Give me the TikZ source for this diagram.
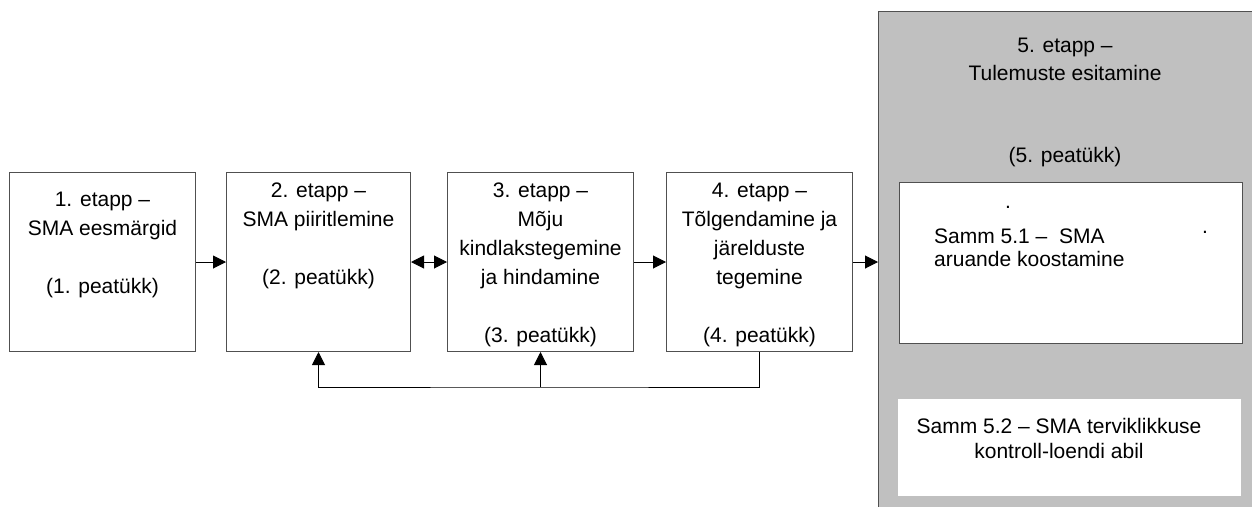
\documentclass[tikz,border=0pt]{standalone}
\usepackage{fontspec}
\setmainfont{Liberation Sans}
\usetikzlibrary{arrows.meta}
\definecolor{panelgray}{RGB}{192,192,192}
\definecolor{boxline}{RGB}{80,80,80}
\tikzset{
  stagebox/.style={draw=boxline, line width=1pt, fill=white, anchor=north west, inner sep=0pt},
  txt/.style={inner sep=0pt, align=center, font=\fontsize{21}{29}\selectfont},
  arr/.style={draw=black, line width=1pt, -{Triangle[length=13pt,width=13pt]}},
  darr/.style={draw=black, line width=1pt, {Triangle[length=13pt,width=13pt]}-{Triangle[length=13pt,width=13pt]}},
}
\begin{document}
\begin{tikzpicture}[x=1pt,y=-1pt]
\useasboundingbox (0,0) rectangle (1252,506);
\clip (0,0) rectangle (1252,506);
% right panel
\node[fill=panelgray, anchor=north west, inner sep=0pt, minimum width=390pt, minimum height=510pt] (p5) at (878,11) {};
\draw[draw=boxline, line width=1pt] (p5.south west) -- (p5.north west) -- (p5.north east);
\node[inner sep=0pt, align=center, font=\fontsize{21}{27.5}\selectfont, anchor=north] (p5t) at (1065,38) {5. etapp --\\Tulemuste esitamine\\[55pt](5. peatükk)};
% inner boxes
\node[stagebox, minimum width=343pt, minimum height=161pt] (s51) at (899,182) {};
\node[inner sep=0pt, anchor=north west, align=left, font=\fontsize{21}{23}\selectfont] (s51t) at (934,229) {Samm 5.1 --\ \ SMA\\aruande koostamine};
\node[inner sep=0pt, font=\fontsize{21}{23}\selectfont] (d1) at (1008,207) {.};
\node[inner sep=0pt, font=\fontsize{21}{23}\selectfont] (d2) at (1205,232) {.};
\node[fill=white, anchor=north west, inner sep=0pt, minimum width=343pt, minimum height=97pt] (s52) at (898,399) {};
\node[inner sep=0pt, anchor=north, align=center, font=\fontsize{21}{25}\selectfont] (s52t) at (1059,418) {Samm 5.2 -- SMA terviklikkuse\\kontroll-loendi abil};
% stage boxes
\node[stagebox, minimum width=186pt, minimum height=179pt] (b1) at (9,172) {};
\node[stagebox, minimum width=184pt, minimum height=179pt] (b2) at (226,172) {};
\node[stagebox, minimum width=186pt, minimum height=179pt] (b3) at (447,172) {};
\node[stagebox, minimum width=186pt, minimum height=179pt] (b4) at (666,172) {};
\node[txt, anchor=north] (b1t) at (b1.north |- 0,192) {1. etapp --\\SMA eesmärgid\\[29pt](1. peatükk)};
\node[txt, anchor=north] (b2t) at (b2.north |- 0,183) {2. etapp --\\SMA piiritlemine\\[29pt](2. peatükk)};
\node[txt, anchor=north] (b3t) at (b3.north |- 0,183) {3. etapp --\\Mõju\\kindlakstegemine\\ja hindamine\\[29pt](3. peatükk)};
\node[txt, anchor=north] (b4t) at (b4.north |- 0,183) {4. etapp --\\Tõlgendamine ja\\järelduste\\tegemine\\[29pt](4. peatükk)};
% connectors
\draw[arr] (b1.east) -- (b2.west);
\draw[darr] (b2.east) -- (b3.west);
\draw[arr] (b3.east) -- (b4.west);
\draw[arr] (b4.east) -- (b4.east -| p5.west);
\coordinate (fb) at (540,387);
\draw[arr] (b4.south) |- (fb) -| (b2.south);
\draw[arr] (b3.south |- fb) -- (b3.south);
\end{tikzpicture}
\end{document}
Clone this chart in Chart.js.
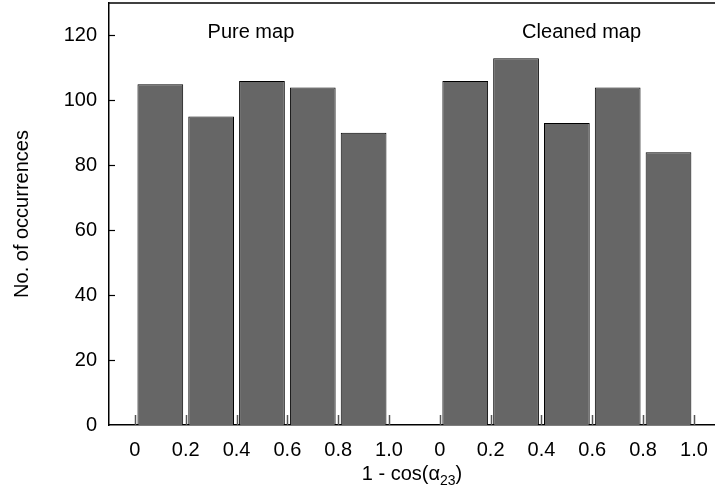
<!DOCTYPE html>
<html>
<head>
<meta charset="utf-8">
<script src="https://cdn.jsdelivr.net/npm/chart.js@4.4.0/dist/chart.umd.min.js"></script>
<style>
  html, body { margin: 0; padding: 0; background: #fff; }
  canvas { display: block; }
</style>
</head>
<body>
<canvas id="histChart" width="715" height="495"></canvas>
<script>
// Дані гістограм (відліки з картинки)
const binLabels = ['0', '0.2', '0.4', '0.6', '0.8', '1.0'];
const pureCounts = [105, 95, 106, 104, 90];
const cleanedCounts = [106, 113, 93, 104, 84];
const yTicks = [0, 20, 40, 60, 80, 100, 120];
const panelTitles = ['Pure map', 'Cleaned map'];

const binWidth = 0.2;
const cleanedOffset = 1.2; // друга панель зсунута по осі x

const FONT = 'Liberation Sans, Arial, Helvetica, sans-serif';

// позиції тиків по x і їх підписи для обох панелей
const xTickValues = [];
const xTickLabels = [];
[0, cleanedOffset].forEach(off => {
    binLabels.forEach((lab, i) => {
        xTickValues.push(off + i * binWidth);
        xTickLabels.push(lab);
    });
});

function toPoints(counts, off) {
    return counts.map((c, i) => ({ x: off + i * binWidth + binWidth / 2, y: c }));
}

// Плагін: внутрішні тики, верхня рамка, підписи панелей і назва осі x
const decorPlugin = {
    id: 'decor',
    afterDatasetsDraw(chart) {
        const { ctx, chartArea, scales } = chart;
        const xs = scales.x, ys = scales.y;
        ctx.save();

        // тики по x (всередину)
        ctx.strokeStyle = '#555';
        ctx.lineWidth = 1.5;
        xTickValues.forEach(v => {
            const px = Math.round(xs.getPixelForValue(v)) + 0.5;
            ctx.beginPath();
            ctx.moveTo(px, chartArea.bottom);
            ctx.lineTo(px, chartArea.bottom - 10);
            ctx.stroke();
        });

        // тики по y (всередину)
        ctx.strokeStyle = '#000';
        ctx.lineWidth = 1.2;
        yTicks.forEach(v => {
            if (v === 0) return;
            const py = Math.round(ys.getPixelForValue(v)) + 0.5;
            ctx.beginPath();
            ctx.moveTo(chartArea.left, py);
            ctx.lineTo(chartArea.left + 6, py);
            ctx.stroke();
        });

        // верхня лінія рамки
        ctx.strokeStyle = '#000';
        ctx.lineWidth = 1.5;
        ctx.beginPath();
        ctx.moveTo(chartArea.left, chartArea.top);
        ctx.lineTo(chartArea.right, chartArea.top);
        ctx.stroke();

        // підписи панелей
        ctx.fillStyle = '#000';
        ctx.font = '20px ' + FONT;
        ctx.textAlign = 'center';
        ctx.textBaseline = 'alphabetic';
        const titleX = [0.4565, 1.758];
        panelTitles.forEach((t, i) => {
            ctx.fillText(t, xs.getPixelForValue(titleX[i]), ys.getPixelForValue(119.2));
        });

        // назва осі x з нижнім індексом
        const main = '1 - cos(\u03B1';
        const sub = '23';
        const tail = ')';
        ctx.textAlign = 'left';
        ctx.font = '20px ' + FONT;
        const wMain = ctx.measureText(main).width;
        const wTail = ctx.measureText(tail).width;
        ctx.font = '14px ' + FONT;
        const wSub = ctx.measureText(sub).width;
        const total = wMain + wSub + wTail;
        let x0 = (chartArea.left + chartArea.right) / 2 - total / 2;
        const base = 480;
        ctx.font = '20px ' + FONT;
        ctx.fillText(main, x0, base);
        ctx.font = '14px ' + FONT;
        ctx.fillText(sub, x0 + wMain, base + 5);
        ctx.font = '20px ' + FONT;
        ctx.fillText(tail, x0 + wMain + wSub, base);

        ctx.restore();
    }
};

const ctx = document.getElementById('histChart').getContext('2d');
const histChart = new Chart(ctx, {
    type: 'bar',
    data: {
        datasets: [
            {
                label: panelTitles[0],
                data: toPoints(pureCounts, 0),
                backgroundColor: '#666666',
                borderColor: '#000',
                borderWidth: 1,
                barPercentage: 0.9,
                categoryPercentage: 1.0
            },
            {
                label: panelTitles[1],
                data: toPoints(cleanedCounts, cleanedOffset),
                backgroundColor: '#666666',
                borderColor: '#000',
                borderWidth: 1,
                barPercentage: 0.9,
                categoryPercentage: 1.0
            }
        ]
    },
    options: {
        responsive: false,
        animation: false,
        grouped: false,
        layout: { padding: { top: 3, right: 0, left: 0, bottom: 0 } },
        plugins: {
            legend: { display: false },
            tooltip: { enabled: false }
        },
        scales: {
            x: {
                type: 'linear',
                offset: false,
                min: -0.102,
                max: 2.283,
                grid: { display: false, drawTicks: false },
                border: { display: true, color: '#000', width: 1.5 },
                afterBuildTicks: scale => {
                    scale.ticks = xTickValues.map(v => ({ value: v }));
                },
                afterFit: scale => {
                    scale.height = 70;
                    scale.paddingLeft = 0;
                    scale.paddingRight = 0;
                },
                ticks: {
                    autoSkip: false,
                    maxRotation: 0,
                    padding: 13,
                    color: '#000',
                    font: { family: FONT, size: 20 },
                    callback: (value, index) => xTickLabels[index]
                }
            },
            y: {
                min: 0,
                max: 130,
                grid: { display: false, drawTicks: false },
                border: { display: true, color: '#000', width: 1.5 },
                afterBuildTicks: scale => {
                    scale.ticks = yTicks.map(v => ({ value: v }));
                },
                afterFit: scale => {
                    scale.width = 109;
                    scale.paddingTop = 0;
                    scale.paddingBottom = 0;
                },
                ticks: {
                    padding: 12,
                    color: '#000',
                    font: { family: FONT, size: 20 }
                },
                title: {
                    display: true,
                    text: 'No. of occurrences',
                    color: '#000',
                    font: { family: FONT, size: 20 },
                    padding: { top: 10, bottom: 0 }
                }
            }
        }
    },
    plugins: [decorPlugin]
});
</script>
</body>
</html>
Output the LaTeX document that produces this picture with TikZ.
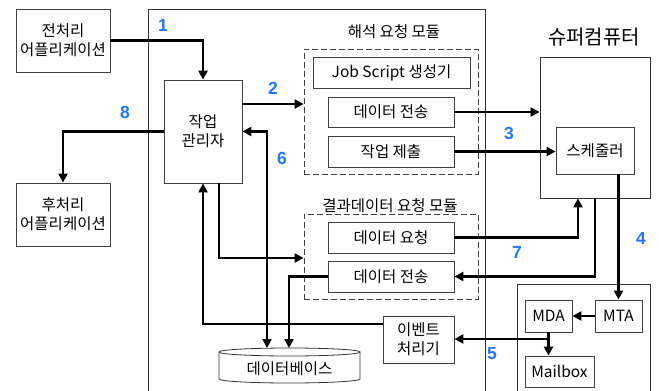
* * *
*Aim*: Reproduce, word for word, only the lines in the records above from the line with "Clone this chart in Chart.js." through the line with "const FONT = 'Liberation", including both ends; omit the pictures.

*Worked solution*:
Clone this chart in Chart.js.
<!DOCTYPE html>
<html>
<head>
<meta charset="utf-8">
<script src="https://cdn.jsdelivr.net/npm/chart.js@4.4.0/dist/chart.umd.min.js"></script>
<style>
  html, body { margin: 0; padding: 0; background: #fff; }
  canvas { display: block; }
</style>
</head>
<body>
<canvas id="histChart" width="715" height="495"></canvas>
<script>
// Дані гістограм (відліки з картинки)
const binLabels = ['0', '0.2', '0.4', '0.6', '0.8', '1.0'];
const pureCounts = [105, 95, 106, 104, 90];
const cleanedCounts = [106, 113, 93, 104, 84];
const yTicks = [0, 20, 40, 60, 80, 100, 120];
const panelTitles = ['Pure map', 'Cleaned map'];

const binWidth = 0.2;
const cleanedOffset = 1.2; // друга панель зсунута по осі x

const FONT = 'Liberation Sans, Arial, Helvetica, sans-serif';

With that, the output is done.